On 14 February 1825, while anchored in Banks Bay, Captain Benjamin Morrell recorded one of the largest eruptions in Galápagos' history at Fernandina Volcano. His ship escaped to safety and his account of the event was preserved.

The southern flank of the volcano La Cumbre had a fissure eruption that generated flows in April 2009, which subsided within hours. Isla Fernandina supports wildlife that was threatened by the burst of volcanic activity, according to rangers at Galápagos National Park. As the island has no human residents, no settlements were endangered. Park rangers and a passing tourist boat initially observed the volcano at 10:00 p.m. local time on April 10. The sparse population of the western reaches of the Galápagos Islands means that volcanic activity is not always observed or reported as soon as it starts.

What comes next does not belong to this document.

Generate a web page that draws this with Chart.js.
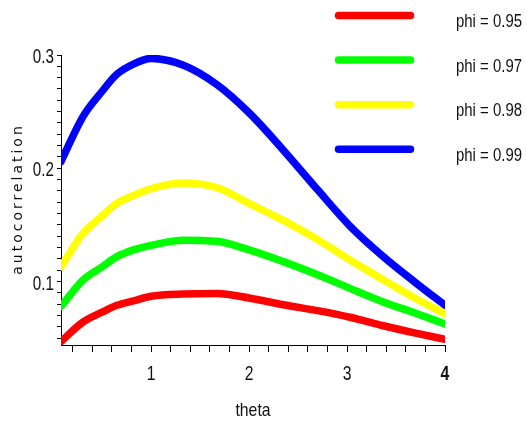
<!DOCTYPE html>
<html>
<head>
<meta charset="utf-8">
<script src="https://cdn.jsdelivr.net/npm/chart.js@4"></script>
<style>
  html, body { margin: 0; padding: 0; background: #fff; }
  #wrap { width: 527px; height: 425px; }
</style>
</head>
<body>
<div id="wrap"><canvas id="acfChart" width="527" height="425"></canvas></div>
<script>
// theta values (shared x for all curves)
const theta = [0.08, 0.3, 0.5, 0.65, 0.82, 1.0, 1.33, 1.67, 2.0, 2.35, 2.7, 3.03, 3.37, 3.7, 4.0];

// autocorrelation per phi
const phi95 = [0.047, 0.064, 0.073, 0.079, 0.083, 0.087, 0.089, 0.0895, 0.0855, 0.0795, 0.0743, 0.0685, 0.061, 0.0545, 0.049];
const phi97 = [0.078, 0.101, 0.113, 0.122, 0.128, 0.132, 0.1365, 0.1355, 0.128, 0.1176, 0.106, 0.094, 0.082, 0.072, 0.0626];
const phi98 = [0.113, 0.142, 0.158, 0.169, 0.176, 0.182, 0.187, 0.183, 0.169, 0.154, 0.137, 0.119, 0.1015, 0.085, 0.0715];
const phi99 = [0.206, 0.245, 0.268, 0.283, 0.292, 0.297, 0.291, 0.274, 0.249, 0.216, 0.181, 0.149, 0.122, 0.099, 0.079];

const seriesLabels = ['phi = 0.95', 'phi = 0.97', 'phi = 0.98', 'phi = 0.99'];
const seriesColors = ['#ff0000', '#00ff00', '#ffff00', '#0000ff'];

// tick positions and labels
const xTicks = [0.2, 0.4, 0.6, 0.8, 1, 1.2, 1.4, 1.6, 1.8, 2, 2.2, 2.4, 2.6, 2.8, 3, 3.2, 3.4, 3.6, 3.8, 4];
const xLabelValues = [1, 2, 3, 4];
const yTicks = [0.05, 0.06, 0.07, 0.08, 0.09, 0.1, 0.11, 0.12, 0.13, 0.14, 0.15, 0.16, 0.17, 0.18, 0.19,
                0.2, 0.21, 0.22, 0.23, 0.24, 0.25, 0.26, 0.27, 0.28, 0.29, 0.3];
const yLabelValues = [0.1, 0.2, 0.3];

const FONT = '"Liberation Sans", Arial, sans-serif';
const TEXT = '#111';

const toPoints = (ys) => theta.map((t, i) => ({ x: t, y: ys[i] }));

// narrow text: regular face squeezed horizontally
function narrowText(ctx, text, x, y, size, sx, align, bold) {
    ctx.save();
    ctx.translate(x, y);
    ctx.scale(sx, 1);
    ctx.font = (bold ? 'bold ' : '') + size + 'px ' + FONT;
    ctx.fillStyle = TEXT;
    ctx.textAlign = align;
    ctx.textBaseline = 'alphabetic';
    ctx.fillText(text, 0, 0);
    ctx.restore();
}

// tick labels + axis titles, placed with the chart's own scales
const axisText = {
    id: 'axisText',
    afterDraw(chart) {
        const ctx = chart.ctx;
        const xs = chart.scales.x, ys = chart.scales.y;
        xLabelValues.forEach((v) => {
            narrowText(ctx, String(v), xs.getPixelForValue(v), 380, 21, 0.75, 'center', v === 4);
        });
        yLabelValues.forEach((v) => {
            narrowText(ctx, v.toFixed(1), 54, ys.getPixelForValue(v) + 8, 20, 0.76, 'right', false);
        });
        narrowText(ctx, 'theta', (xs.left + xs.right) / 2, 416, 19, 0.83, 'center', false);

        // rotated y title with wide letter spacing
        ctx.save();
        ctx.translate(18, 199);
        ctx.rotate(-Math.PI / 2);
        ctx.font = '14px "DejaVu Sans", sans-serif';
        ctx.letterSpacing = '3px';
        ctx.fillStyle = TEXT;
        ctx.textAlign = 'center';
        ctx.textBaseline = 'middle';
        ctx.fillText('autocorrelation', 0, 0);
        ctx.restore();
    }
};

// legend drawn over the plot area, top right
const overlayLegend = {
    id: 'overlayLegend',
    afterDraw(chart) {
        const ctx = chart.ctx;
        chart.data.datasets.forEach((ds, i) => {
            const y = 15.5 + i * 44.6;
            ctx.save();
            ctx.strokeStyle = ds.borderColor;
            ctx.lineWidth = 7.5;
            ctx.lineCap = 'round';
            ctx.beginPath();
            ctx.moveTo(338.5, y);
            ctx.lineTo(410.5, y);
            ctx.stroke();
            ctx.restore();
            narrowText(ctx, ds.label, 456, y + 11.5, 18, 0.83, 'left', false);
        });
    }
};

new Chart(document.getElementById('acfChart').getContext('2d'), {
    type: 'scatter',
    data: {
        datasets: [phi95, phi97, phi98, phi99].map((ys, i) => ({
            label: seriesLabels[i],
            data: toPoints(ys),
            showLine: true,
            borderColor: seriesColors[i],
            backgroundColor: seriesColors[i],
            borderWidth: 7.5,
            borderCapStyle: 'round',
            borderJoinStyle: 'round',
            pointRadius: 0,
            cubicInterpolationMode: 'monotone',
        })),
    },
    options: {
        responsive: false,
        animation: false,
        layout: { padding: { top: 55, right: 82, left: 0, bottom: 0 } },
        plugins: {
            legend: { display: false },
            tooltip: { enabled: false },
        },
        scales: {
            x: {
                type: 'linear',
                min: 0.08,
                max: 4,
                afterBuildTicks: (scale) => { scale.ticks = xTicks.map((v) => ({ value: v })); },
                afterFit: (scale) => { scale.height = 80; },
                ticks: { display: false, autoSkip: false },
                grid: { drawOnChartArea: false, drawTicks: true, tickLength: 7, color: '#000' },
                border: { display: true, color: '#000', width: 1 },
            },
            y: {
                type: 'linear',
                min: 0.044,
                max: 0.3,
                afterBuildTicks: (scale) => { scale.ticks = yTicks.map((v) => ({ value: v })); },
                afterFit: (scale) => { scale.width = 61; },
                ticks: { display: false, autoSkip: false },
                grid: { drawOnChartArea: false, drawTicks: true, tickLength: 4, color: '#000' },
                border: { display: true, color: '#000', width: 1 },
            },
        },
    },
    plugins: [overlayLegend, axisText],
});
</script>
</body>
</html>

The seismic station at Puerto Ayora, on the nearby island of Santa Cruz, recorded no earthquakes associated with this eruption.

La Cumbre began erupting again in April 2009. There were fears that lava flowing into the ocean could disrupt and destroy unique flora and fauna of the island, as the flows engulfed much of the island. La Cumbre is the most active volcano of the Galapagos Islands and its peak has an elevation of 1,476 m (4,842 feet). It has experienced several collapses of the caldera floor, often following explosive eruptions.

On 16 June 2018, after a period of heavy seismic activity, La Cumbre erupted. A fissure formed on the north north east flank of the volcano. Lava fountains quickly produced a large lava flow that soon reached the ocean. Gas clouds from the eruption reached 2 to 3 kilometers in height, but did not cause any effects due to the low ash concentration.

The volcano erupted again on 12 January 2020. The volcano began to erupt again on 3 March 2024. Authorities described this eruption as likely bigger than previous ones.